=== To do ===
Copy exactly the lines that run from the top of the listing to the line containing "[216.9, 166.8, 154.4];", both ends included, and omit the pictures.

**********

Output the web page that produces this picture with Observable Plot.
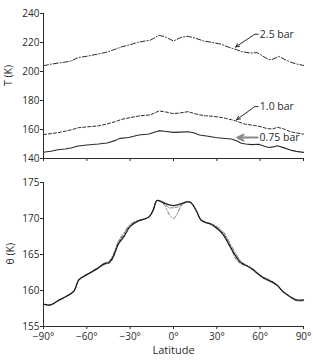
<!DOCTYPE html>
<html>
<head>
<meta charset="utf-8">
<script src="https://cdn.jsdelivr.net/npm/d3@7"></script>
<script src="https://cdn.jsdelivr.net/npm/@observablehq/plot@0.6"></script>
<style>
  html, body { margin: 0; padding: 0; background: #fff; }
  #chart svg { display: block; }
</style>
</head>
<body>
<div id="chart"></div>
<script>
// ---------- Top panel: temperature T (K) at three pressure levels ----------
const lat25 = [-90,-85,-80,-75,-71,-66,-60,-55,-50,-46,-40,-36,-30,-25,-20,-16,-10,-6,0,5,10,15,21,27,33,38,42,47,53,58,62,66,69,73,77,81,85,90];
const T25   = [204.0,205.0,205.8,206.5,207.2,209.6,210.5,211.5,212.5,213.4,215.5,217.0,218.5,220.0,221.0,221.6,225.0,224.0,221.0,223.5,224.3,223.0,221.0,220.0,218.8,216.8,215.6,213.8,212.7,213.0,210.5,208.2,208.5,210.4,208.3,206.5,205.2,204.2];

const lat10 = [-90,-80,-71,-66,-60,-52,-46,-40,-36,-30,-23,-16,-10,-5,0,5,10,17,22,27,32,36,40,43,49,53,57,61,65,69,72,76,81,85,90];
const T10   = [156.5,157.8,159.7,161.2,161.8,162.5,163.8,165.5,167.0,168.2,169.5,170.1,172.8,172.0,170.9,171.5,172.3,170.3,169.5,169.1,168.5,167.7,166.8,166.0,163.8,163.2,162.6,161.8,160.5,160.5,161.5,160.5,158.5,157.6,156.8];

const lat075 = [-90,-85,-80,-75,-71,-66,-60,-52,-46,-40,-37,-31,-24,-17,-10,-5,0,5,10,14,18,24,29,34,40,44,47,50,54,59,63,66,69,72,76,81,85,90];
const T075   = [144.3,145.0,146.0,146.5,147.2,148.6,149.3,150.0,150.7,152.5,153.9,154.5,156.2,156.9,159.2,158.6,158.0,158.2,158.5,157.8,156.2,155.3,154.5,154.0,153.4,152.0,150.5,150.0,149.6,149.8,148.5,147.6,148.0,148.8,147.5,145.8,144.9,144.2];

// annotation labels (data units)
const labelNames = ["2.5 bar", "1.0 bar", "0.75 bar"];
const labelLat   = [59.1, 59.1, 58.9];
const labelT     = [225.7, 175.8, 154.4];
const elbowLat   = [[58.9, 56.3], [58.9, 56.3], [58.2, 58.2]];
const tipLat     = [43.0, 43.7, 44.2];
const tipT       = [216.9, 166.8, 154.4];

// ---------- Bottom panel: potential temperature θ (K) ----------
const latTheta = [-90,-85,-79,-75,-69,-65.5,-60,-53,-48,-44.5,-42,-38,-34,-30,-25,-17,-14,-11.5,-9,-6,-3,0,3,6,9,11,13,16,19,23,26,29,32,35,37.5,40,43,46,48,51,55,58,62,65,69,72,75,78,81,85,90];
const thetaSolid = [158.1,158.0,158.7,159.1,159.9,161.5,162.2,163.0,163.7,163.9,164.6,166.5,167.6,168.9,169.6,170.2,171.2,172.5,172.4,172.1,171.9,171.8,171.9,172.1,172.3,172.3,172.0,171.0,169.8,169.4,169.2,168.8,168.3,167.6,166.7,165.8,164.8,164.0,163.7,163.4,162.9,162.4,161.8,161.5,161.1,160.7,160.0,159.5,159.1,158.7,158.7];
const thetaDash  = [158.1,158.0,158.7,159.1,159.9,161.5,162.2,163.0,163.6,163.8,164.4,166.7,167.9,169.0,169.6,170.2,171.2,172.5,172.4,172.0,171.5,171.5,171.6,171.9,172.3,172.3,172.0,171.0,169.8,169.4,169.2,168.8,168.4,167.8,166.9,165.9,164.4,163.8,163.6,163.4,162.9,162.4,161.7,161.4,161.1,160.7,160.0,159.5,159.1,158.6,158.6];
const thetaDashDot = [158.1,158.0,158.7,159.1,159.9,161.4,162.2,163.1,163.8,164.1,164.9,166.9,168.1,169.2,169.7,170.2,171.2,172.5,172.3,171.8,170.6,170.0,170.8,172.0,172.3,172.3,172.0,171.0,169.8,169.4,169.3,169.0,168.6,168.0,167.2,166.2,165.2,164.2,163.8,163.5,163.0,162.5,161.9,161.6,161.2,160.7,160.0,159.5,159.1,158.6,158.6];

// ticks
const xTicks = [-90,-60,-30,0,30,60,90];
const yTicksTop = [140,160,180,200,220,240];
const yTicksBottom = [155,160,165,170,175];

const fmtLat = d => (d < 0 ? "\u2212" : "") + Math.abs(d) + "\u00B0";
const rows = (xs, ys) => xs.map((x, i) => ({lat: x, v: ys[i]}));

const ink = "#2b2b2b";
const style = {fontFamily: "'Open Sans', sans-serif", fontSize: "10px", color: ink, background: "#fff"};

const labels = labelNames.map((n, i) => ({name: n, lat: labelLat[i], T: labelT[i],
  e1: elbowLat[i][0], e2: elbowLat[i][1], tlat: tipLat[i], tT: tipT[i]}));

const topPanel = Plot.plot({
  width: 313, height: 170,
  marginLeft: 43, marginRight: 10, marginTop: 13, marginBottom: 12,
  style,
  x: {domain: [-90, 90]},
  y: {domain: [140, 240]},
  marks: [
    Plot.axisY({ticks: yTicksTop, tickSize: 3, tickPadding: 1, label: null, stroke: ink}),
    Plot.axisX({ticks: xTicks, tickSize: 3, tickFormat: () => "", label: null, stroke: ink}),
    Plot.ruleX([-90], {stroke: ink}),
    Plot.ruleY([140], {stroke: ink}),
    Plot.line(rows(lat25, T25), {x: "lat", y: "v", stroke: ink, strokeWidth: 1, strokeDasharray: "5,2,1,2"}),
    Plot.line(rows(lat10, T10), {x: "lat", y: "v", stroke: ink, strokeWidth: 1, strokeDasharray: "3,2"}),
    Plot.line(rows(lat075, T075), {x: "lat", y: "v", stroke: ink, strokeWidth: 1.1}),
    Plot.link(labels.slice(0, 2), {x1: "e1", x2: "e2", y1: "T", y2: "T", stroke: ink, strokeWidth: 1}),
    Plot.arrow(labels.slice(0, 2), {x1: "e2", y1: "T", x2: "tlat", y2: "tT", stroke: ink, strokeWidth: 1, headLength: 6, headAngle: 50, bend: 0}),
    Plot.arrow(labels.slice(2), {x1: "e1", y1: "T", x2: "tlat", y2: "tT", stroke: "#8a8a8a", strokeWidth: 2, headLength: 6, headAngle: 50, bend: 0}),
    Plot.text(labels, {x: "lat", y: "T", text: "name", textAnchor: "start", dx: 1, fill: ink, fontSize: 10.5}),
    Plot.text(["T (K)"], {frameAnchor: "left", rotate: -90, dx: -35, fill: ink, fontSize: 10.5})
  ]
});

const bottomPanel = Plot.plot({
  width: 313, height: 191,
  marginLeft: 43, marginRight: 10, marginTop: 12, marginBottom: 35,
  style,
  x: {domain: [-90, 90]},
  y: {domain: [155, 175]},
  marks: [
    Plot.axisY({ticks: yTicksBottom, tickSize: 3, tickPadding: 1, label: null, stroke: ink}),
    Plot.axisX({ticks: xTicks, tickSize: 3, tickPadding: 3, tickFormat: fmtLat, label: null, stroke: ink}),
    Plot.ruleX([-90], {stroke: ink}),
    Plot.ruleY([155], {stroke: ink}),
    Plot.line(rows(latTheta, thetaDashDot), {x: "lat", y: "v", stroke: "#555", strokeWidth: 0.8, strokeDasharray: "4,2,1,2", curve: "catmull-rom"}),
    Plot.line(rows(latTheta, thetaDash), {x: "lat", y: "v", stroke: "#555", strokeWidth: 0.8, strokeDasharray: "3,2", curve: "catmull-rom"}),
    Plot.line(rows(latTheta, thetaSolid), {x: "lat", y: "v", stroke: "#1e1e1e", strokeWidth: 1.3, curve: "catmull-rom"}),
    Plot.text(["θ (K)"], {frameAnchor: "left", rotate: -90, dx: -33, dy: 10, fill: ink, fontSize: 10.5}),
    Plot.text(["Latitude"], {frameAnchor: "bottom", dy: 27, fill: ink, fontSize: 11})
  ]
});

document.getElementById("chart").append(topPanel, bottomPanel);
</script>
</body>
</html>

**********

=== Result ===
Output the web page that produces this picture with Observable Plot.
<!DOCTYPE html>
<html>
<head>
<meta charset="utf-8">
<script src="https://cdn.jsdelivr.net/npm/d3@7"></script>
<script src="https://cdn.jsdelivr.net/npm/@observablehq/plot@0.6"></script>
<style>
  html, body { margin: 0; padding: 0; background: #fff; }
  #chart svg { display: block; }
</style>
</head>
<body>
<div id="chart"></div>
<script>
// ---------- Top panel: temperature T (K) at three pressure levels ----------
const lat25 = [-90,-85,-80,-75,-71,-66,-60,-55,-50,-46,-40,-36,-30,-25,-20,-16,-10,-6,0,5,10,15,21,27,33,38,42,47,53,58,62,66,69,73,77,81,85,90];
const T25   = [204.0,205.0,205.8,206.5,207.2,209.6,210.5,211.5,212.5,213.4,215.5,217.0,218.5,220.0,221.0,221.6,225.0,224.0,221.0,223.5,224.3,223.0,221.0,220.0,218.8,216.8,215.6,213.8,212.7,213.0,210.5,208.2,208.5,210.4,208.3,206.5,205.2,204.2];

const lat10 = [-90,-80,-71,-66,-60,-52,-46,-40,-36,-30,-23,-16,-10,-5,0,5,10,17,22,27,32,36,40,43,49,53,57,61,65,69,72,76,81,85,90];
const T10   = [156.5,157.8,159.7,161.2,161.8,162.5,163.8,165.5,167.0,168.2,169.5,170.1,172.8,172.0,170.9,171.5,172.3,170.3,169.5,169.1,168.5,167.7,166.8,166.0,163.8,163.2,162.6,161.8,160.5,160.5,161.5,160.5,158.5,157.6,156.8];

const lat075 = [-90,-85,-80,-75,-71,-66,-60,-52,-46,-40,-37,-31,-24,-17,-10,-5,0,5,10,14,18,24,29,34,40,44,47,50,54,59,63,66,69,72,76,81,85,90];
const T075   = [144.3,145.0,146.0,146.5,147.2,148.6,149.3,150.0,150.7,152.5,153.9,154.5,156.2,156.9,159.2,158.6,158.0,158.2,158.5,157.8,156.2,155.3,154.5,154.0,153.4,152.0,150.5,150.0,149.6,149.8,148.5,147.6,148.0,148.8,147.5,145.8,144.9,144.2];

// annotation labels (data units)
const labelNames = ["2.5 bar", "1.0 bar", "0.75 bar"];
const labelLat   = [59.1, 59.1, 58.9];
const labelT     = [225.7, 175.8, 154.4];
const elbowLat   = [[58.9, 56.3], [58.9, 56.3], [58.2, 58.2]];
const tipLat     = [43.0, 43.7, 44.2];
const tipT       = [216.9, 166.8, 154.4];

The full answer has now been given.